Manusia, alam dan hubungan vertikal manusia dengan Tuhan menjadi kelindan yang tidak bisa dilepaskan begitu saja. Ketiganya tidak bisa berdiri sendiri, ketiganya menjadi kesatuan spiritual, maksudnya untuk menemukan makna, tujuan hidup dan keharmonisan di dunia modern yang eksploitatif.
Hubungan antara manusia, alam dan Tuhan dapat menjadi pengingat bahwa manusia bukan satu-satunya yang superior, yang bisa bersikap sewenang-wenang pada alam.
Sulit rasanya untuk menumbangkan pandangan antroposentrisme, akan tetapi mengimbanginnya dengan spiritualitas dapat menjadi alternatif untuk menjaga alam dan lingkungan hidup dari kerusakan yang lebih parah. Spiritualitas bukan hanya ritual keagamaan, tetapi juga cara hidup dalam menyikapi realitas; menyikapi alam dan lingkungan hidup khususnya.
Krisis iklim dan bencana besar yang terjadi bermuara dari tangan manusia, eksploitasi dan kesewenang-wenangan terhadap alam dikarenakan mengakarnya antroposentrisme. Perlu direnungkan, bahwa pandangan superior manusia akan membawa bencana yang lebih besar.

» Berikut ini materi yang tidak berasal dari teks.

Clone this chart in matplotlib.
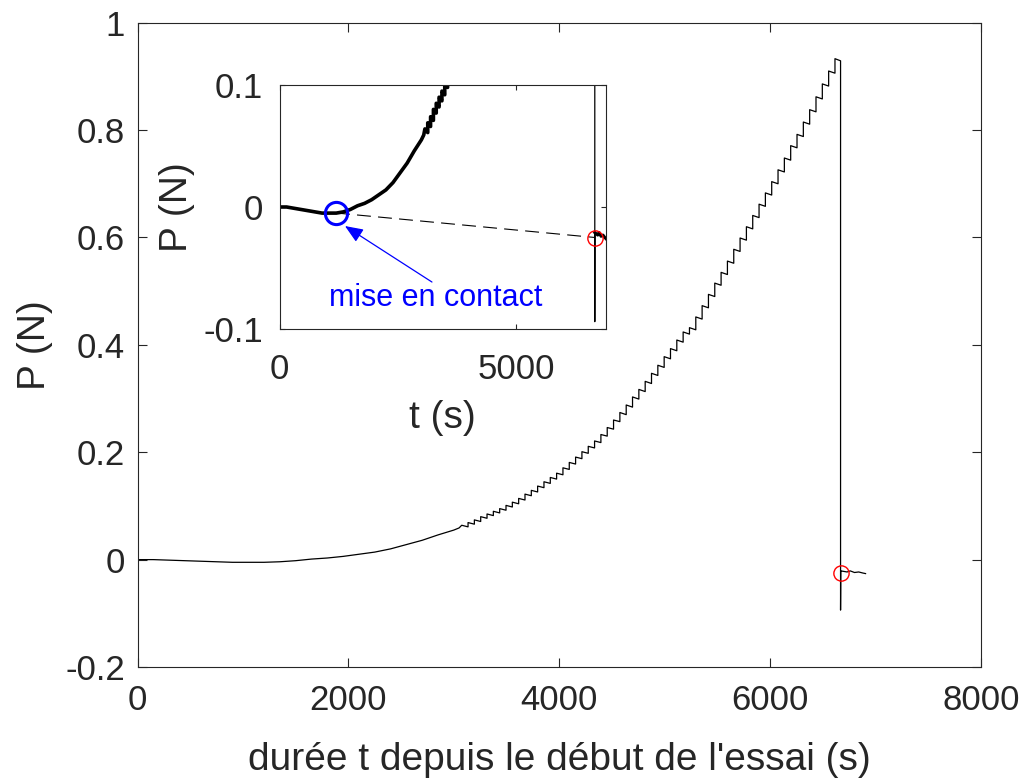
import matplotlib
matplotlib.use("Agg")
import matplotlib.pyplot as plt

plt.rcParams['font.family'] = ['Liberation Sans', 'DejaVu Sans']
plt.rcParams['axes.unicode_minus'] = False

# --- data ---
# start of the test: slow drift, then the contact
t_low = [0, 150, 300, 450, 600, 750, 900, 1050, 1200, 1350, 1500, 1650, 1800,
         1950, 2100, 2250, 2400, 2550, 2700, 2850, 3000, 3050]
p_low = [0.000, 0.000, -0.001, -0.002, -0.003, -0.004, -0.005, -0.005, -0.005,
         -0.004, -0.002, 0.001, 0.003, 0.006, 0.010, 0.014, 0.020, 0.028,
         0.036, 0.046, 0.055, 0.059]

# loading steps: time of each jump, load just after the jump, load before the next one
step_t = [3075, 3135, 3195, 3255, 3315, 3375, 3435, 3495, 3555, 3615,
          3675, 3735, 3795, 3855, 3915, 3975, 4035, 4095, 4155, 4215,
          4275, 4335, 4395, 4455, 4515, 4575, 4635, 4695, 4755, 4815,
          4875, 4935, 4995, 5055, 5115, 5175, 5235, 5295, 5355, 5415,
          5475, 5535, 5595, 5655, 5715, 5775, 5835, 5895, 5955, 6015,
          6075, 6135, 6195, 6255, 6315, 6375, 6435, 6495, 6555, 6615]
step_top = [0.064, 0.069, 0.074, 0.080, 0.085, 0.090, 0.095, 0.101, 0.107, 0.114,
            0.122, 0.129, 0.137, 0.145, 0.153, 0.161, 0.171, 0.181, 0.191, 0.201,
            0.211, 0.221, 0.233, 0.246, 0.260, 0.274, 0.288, 0.303, 0.317, 0.332,
            0.347, 0.362, 0.378, 0.393, 0.409, 0.424, 0.432, 0.452, 0.473, 0.494,
            0.515, 0.535, 0.556, 0.578, 0.599, 0.620, 0.641, 0.662, 0.683, 0.704,
            0.726, 0.748, 0.771, 0.792, 0.815, 0.838, 0.862, 0.886, 0.910, 0.933]
step_end = [0.061, 0.066, 0.071, 0.077, 0.082, 0.087, 0.092, 0.098, 0.104, 0.111,
            0.119, 0.126, 0.134, 0.142, 0.150, 0.158, 0.168, 0.178, 0.188, 0.198,
            0.208, 0.218, 0.230, 0.243, 0.257, 0.270, 0.284, 0.299, 0.313, 0.328,
            0.343, 0.358, 0.374, 0.389, 0.405, 0.420, 0.428, 0.448, 0.469, 0.490,
            0.511, 0.531, 0.552, 0.574, 0.595, 0.616, 0.637, 0.658, 0.679, 0.700,
            0.722, 0.744, 0.767, 0.788, 0.811, 0.834, 0.858, 0.882, 0.906, 0.929]

# rupture and what follows
t_drop = 6668
p_drop_min = -0.094
t_tail = [6670, 6700, 6730, 6760, 6800, 6840, 6880, 6905]
p_tail = [-0.021, -0.022, -0.023, -0.021, -0.024, -0.023, -0.025, -0.026]

# marked points
t_contact, p_contact = 1195, -0.0049
t_end, p_end = 6672, -0.025

main_xticks = [0, 2000, 4000, 6000, 8000]
main_yticks = [-0.2, 0, 0.2, 0.4, 0.6, 0.8, 1]
main_ylabels = ['-0.2', '0', '0.2', '0.4', '0.6', '0.8', '1']
inset_xticks = [0, 5000]
inset_yticks = [-0.1, 0, 0.1]
inset_ylabels = ['-0.1', '0', '0.1']

# build the full curve
t_curve = list(t_low)
p_curve = list(p_low)
for i, t in enumerate(step_t):
    t_next = step_t[i + 1] if i + 1 < len(step_t) else t_drop
    t_curve += [t, t_next]
    p_curve += [step_top[i], step_end[i]]
t_curve += [t_drop] + t_tail
p_curve += [p_drop_min] + p_tail

AX_COL = '#262626'


def style_axes(ax, tick_len, pad_x, pad_y):
    for sp in ax.spines.values():
        sp.set_color(AX_COL)
        sp.set_linewidth(0.8)
    ax.tick_params(direction='in', top=True, right=True, length=tick_len,
                   width=0.8, colors=AX_COL, labelsize=25)
    ax.tick_params(axis='x', pad=pad_x)
    ax.tick_params(axis='y', pad=pad_y)


W, H = 1023, 778
fig = plt.figure(figsize=(W / 100, H / 100), dpi=100)

# main axes
ax = fig.add_axes([137.5 / W, 1 - 667 / H, (981 - 137.5) / W, (667 - 22.7) / H])
ax.plot(t_curve, p_curve, color='black', lw=0.9)
ax.plot([t_end], [p_end], 'o', ms=11, mfc='none', mec='red', mew=1.0)
ax.set_xlim(0, 8000)
ax.set_ylim(-0.2, 1)
ax.set_xticks(main_xticks)
ax.set_yticks(main_yticks)
ax.set_yticklabels(main_ylabels)
style_axes(ax, 6.5, 12, 9)
ax.set_xlabel("durée t depuis le début de l'essai (s)", fontsize=28, color=AX_COL, labelpad=18)
ax.set_ylabel('P (N)', fontsize=28, color=AX_COL, labelpad=9)

# inset
axi = fig.add_axes([279.5 / W, 1 - 329 / H, (606 - 279.5) / W, (329 - 85) / H])
axi.plot(t_curve, p_curve, color='black', lw=0.9)
n_low = len(t_low)
axi.plot(t_curve[:n_low + 24], p_curve[:n_low + 24], color='black', lw=2.6)
axi.plot(t_tail, p_tail, color='black', lw=2.2)
axi.plot([t_contact, t_end], [p_contact, p_end], color='black', lw=0.8,
         dashes=(12.5, 6.5))
axi.plot([t_end], [p_end], 'o', ms=11, mfc='none', mec='red', mew=1.0)
axi.plot([t_contact], [p_contact], 'o', ms=16, mfc='none', mec='blue', mew=2.2)
axi.annotate('', xy=(1385, -0.0156), xytext=(3224, -0.0615),
             arrowprops=dict(arrowstyle='-|>,head_length=1.1,head_width=0.45',
                             color='blue', lw=0.9, shrinkA=0, shrinkB=0))
axi.text(3309, -0.081, 'mise en contact', color='blue', fontsize=22,
         ha='center', va='baseline')
axi.set_xlim(0, 6905)
axi.set_ylim(-0.1, 0.1)
axi.set_xticks(inset_xticks)
axi.set_yticks(inset_yticks)
axi.set_yticklabels(inset_ylabels)
style_axes(axi, 3.5, 17, 12)
axi.set_xlabel('t (s)', fontsize=28, color=AX_COL, labelpad=10)
axi.set_ylabel('P (N)', fontsize=28, color=AX_COL, labelpad=6)

fig.savefig('out.png', dpi=100)
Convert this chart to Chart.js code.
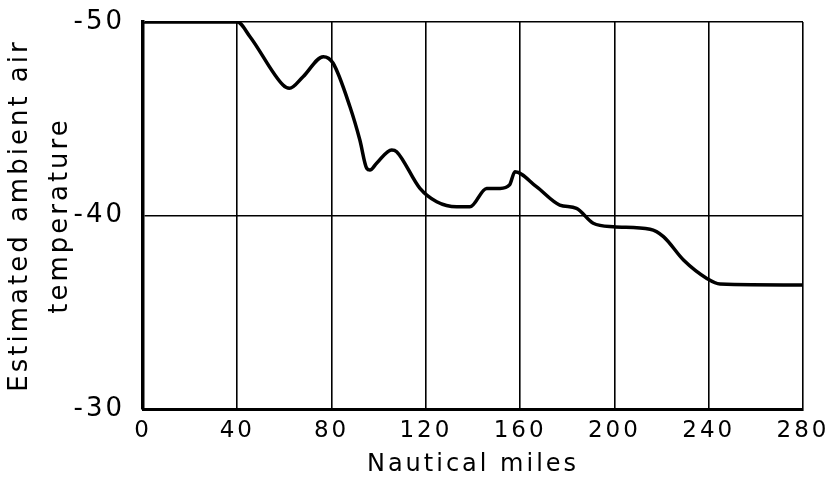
<!DOCTYPE html>
<html>
<head>
<meta charset="utf-8">
<script src="https://cdn.jsdelivr.net/npm/chart.js@4/dist/chart.umd.min.js"></script>
<style>
html,body{margin:0;padding:0;background:#fff;}
#wrap{width:833px;height:480px;position:relative;}
</style>
</head>
<body>
<div id="wrap"><canvas id="c" width="833" height="480"></canvas></div>
<script>
const miles = [0, 40, 45.4, 59.4, 62.1, 67.9, 76.5, 80.6, 87.8, 92, 94.9, 96.3, 99.1, 105.5, 107.6, 117.5, 124.6, 133.1, 138.7, 145.8, 151.5, 155.5, 157.8, 166.9, 176.8, 183.9, 191, 199.5, 215.1, 220.8, 229.3, 239.2, 244.8, 280];
const temps = [-50, -50, -49.24, -46.74, -46.57, -47.17, -48.21, -47.88, -45.62, -43.9, -42.44, -42.35, -42.7, -43.39, -43.3, -41.4, -40.71, -40.45, -40.45, -41.4, -41.4, -41.58, -42.26, -41.49, -40.54, -40.37, -39.6, -39.42, -39.29, -38.91, -37.7, -36.75, -36.46, -36.41];
const xTicks = [0, 40, 80, 120, 160, 200, 240, 280];
const yTicks = [-50, -40, -30];
const xTitle = 'Nautical miles';
const yTitle = ['Estimated ambient air', 'temperature'];

const points = miles.map((m, i) => ({x: m, y: temps[i]}));
const FONT = 'DejaVu Sans';

const spacing = {
  id: 'spacing',
  beforeUpdate(chart) { chart.ctx.letterSpacing = '3px'; },
  beforeDraw(chart) { chart.ctx.letterSpacing = '3px'; }
};

new Chart(document.getElementById('c'), {
  type: 'line',
  data: {
    datasets: [{
      data: points,
      borderColor: '#000',
      borderWidth: 3.5,
      pointRadius: 0,
      fill: false,
      cubicInterpolationMode: 'monotone'
    }]
  },
  plugins: [spacing],
  options: {
    responsive: false,
    animation: false,
    devicePixelRatio: 1,
    layout: {padding: {left: 0, top: 22, right: 30, bottom: 0}},
    plugins: {legend: {display: false}, tooltip: {enabled: false}},
    scales: {
      x: {
        type: 'linear',
        min: 0, max: 280,
        afterBuildTicks(s) { s.ticks = xTicks.map(v => ({value: v})); },
        afterFit(s) { s.height = 71; s.paddingLeft = 0; s.paddingRight = 0; },
        grid: {color: '#000', lineWidth: 1.6, drawTicks: false},
        border: {color: '#000', width: 3},
        ticks: {color: '#000', padding: 8, font: {family: FONT, size: 23}, maxRotation: 0},
        title: {display: true, text: xTitle, color: '#000', padding: {top: 0, bottom: 1}, font: {family: FONT, size: 24, lineHeight: 1.2}}
      },
      y: {
        type: 'linear',
        reverse: true,
        min: -50, max: -30,
        afterBuildTicks(s) { s.ticks = yTicks.map(v => ({value: v})); },
        afterFit(s) { s.width = 143; s.paddingTop = 0; s.paddingBottom = 0; },
        grid: {color: '#000', lineWidth: 1.6, drawTicks: false},
        border: {color: '#000', width: 3.5},
        ticks: {color: '#000', padding: 18, font: {family: FONT, size: 26}},
        title: {display: true, text: yTitle, color: '#000', padding: {top: 0, bottom: 0}, font: {family: FONT, size: 26, lineHeight: 1.55}}
      }
    }
  }
});
</script>
</body>
</html>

Menyikapi alam bukan sebagai objek yang berhadap-hadapan, lingkungan hidup perlu dilihat sebagai aspek yang berhubungan dan berkelindan erat dengan manusia sebagai kesatuan. Alam bukan hanya perlu dijaga dan dirawat, paradigma juga perlu diubah bahwa alam bukan semata objek tetapi hubungan alam dan manusia adalah satu kesatuan.